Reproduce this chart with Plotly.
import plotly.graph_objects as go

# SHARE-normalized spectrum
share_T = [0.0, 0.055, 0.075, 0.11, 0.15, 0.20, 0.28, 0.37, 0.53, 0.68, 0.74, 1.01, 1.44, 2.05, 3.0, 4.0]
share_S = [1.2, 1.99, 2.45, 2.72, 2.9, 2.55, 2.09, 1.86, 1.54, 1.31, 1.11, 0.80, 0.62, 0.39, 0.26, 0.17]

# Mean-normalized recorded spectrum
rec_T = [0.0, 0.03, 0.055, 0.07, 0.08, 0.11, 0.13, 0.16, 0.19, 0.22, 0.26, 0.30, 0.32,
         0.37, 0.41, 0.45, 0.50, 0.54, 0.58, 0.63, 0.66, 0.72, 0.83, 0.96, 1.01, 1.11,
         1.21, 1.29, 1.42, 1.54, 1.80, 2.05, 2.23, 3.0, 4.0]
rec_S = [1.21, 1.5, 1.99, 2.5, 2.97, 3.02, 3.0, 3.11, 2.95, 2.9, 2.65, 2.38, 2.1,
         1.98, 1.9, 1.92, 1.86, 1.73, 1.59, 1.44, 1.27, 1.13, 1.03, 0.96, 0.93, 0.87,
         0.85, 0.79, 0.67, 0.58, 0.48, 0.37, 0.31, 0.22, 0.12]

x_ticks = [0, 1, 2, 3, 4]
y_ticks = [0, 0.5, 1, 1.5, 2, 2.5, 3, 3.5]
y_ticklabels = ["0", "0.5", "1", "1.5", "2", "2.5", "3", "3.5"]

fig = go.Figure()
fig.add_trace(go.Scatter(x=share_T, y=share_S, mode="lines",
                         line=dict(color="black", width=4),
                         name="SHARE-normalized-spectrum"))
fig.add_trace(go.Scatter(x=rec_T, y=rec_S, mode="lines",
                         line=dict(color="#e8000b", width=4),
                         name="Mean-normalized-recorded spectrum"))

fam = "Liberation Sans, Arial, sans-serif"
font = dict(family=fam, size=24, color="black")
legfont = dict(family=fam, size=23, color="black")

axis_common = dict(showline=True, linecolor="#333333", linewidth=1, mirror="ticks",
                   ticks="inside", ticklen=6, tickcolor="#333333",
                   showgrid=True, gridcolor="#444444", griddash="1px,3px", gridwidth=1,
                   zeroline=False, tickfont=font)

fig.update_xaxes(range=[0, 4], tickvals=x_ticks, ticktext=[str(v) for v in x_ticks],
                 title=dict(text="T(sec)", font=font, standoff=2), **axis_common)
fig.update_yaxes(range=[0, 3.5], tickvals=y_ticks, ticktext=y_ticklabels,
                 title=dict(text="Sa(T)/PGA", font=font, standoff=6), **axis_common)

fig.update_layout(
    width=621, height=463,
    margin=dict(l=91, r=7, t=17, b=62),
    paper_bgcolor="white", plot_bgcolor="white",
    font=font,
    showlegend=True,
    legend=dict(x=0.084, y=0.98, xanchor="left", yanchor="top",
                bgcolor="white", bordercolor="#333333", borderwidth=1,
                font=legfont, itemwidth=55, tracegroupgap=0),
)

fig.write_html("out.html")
---------------
> WHAT TO PRODUCE
Starting at the first line of the material above, reproduce each line exactly up to and including the line with "0.85, 0.79, 0.67, 0.58, 0.48, 0.37, 0.31, 0.22, 0.12]".

> WRITTEN ANSWER
Reproduce this chart with Plotly.
import plotly.graph_objects as go

# SHARE-normalized spectrum
share_T = [0.0, 0.055, 0.075, 0.11, 0.15, 0.20, 0.28, 0.37, 0.53, 0.68, 0.74, 1.01, 1.44, 2.05, 3.0, 4.0]
share_S = [1.2, 1.99, 2.45, 2.72, 2.9, 2.55, 2.09, 1.86, 1.54, 1.31, 1.11, 0.80, 0.62, 0.39, 0.26, 0.17]

# Mean-normalized recorded spectrum
rec_T = [0.0, 0.03, 0.055, 0.07, 0.08, 0.11, 0.13, 0.16, 0.19, 0.22, 0.26, 0.30, 0.32,
         0.37, 0.41, 0.45, 0.50, 0.54, 0.58, 0.63, 0.66, 0.72, 0.83, 0.96, 1.01, 1.11,
         1.21, 1.29, 1.42, 1.54, 1.80, 2.05, 2.23, 3.0, 4.0]
rec_S = [1.21, 1.5, 1.99, 2.5, 2.97, 3.02, 3.0, 3.11, 2.95, 2.9, 2.65, 2.38, 2.1,
         1.98, 1.9, 1.92, 1.86, 1.73, 1.59, 1.44, 1.27, 1.13, 1.03, 0.96, 0.93, 0.87,
         0.85, 0.79, 0.67, 0.58, 0.48, 0.37, 0.31, 0.22, 0.12]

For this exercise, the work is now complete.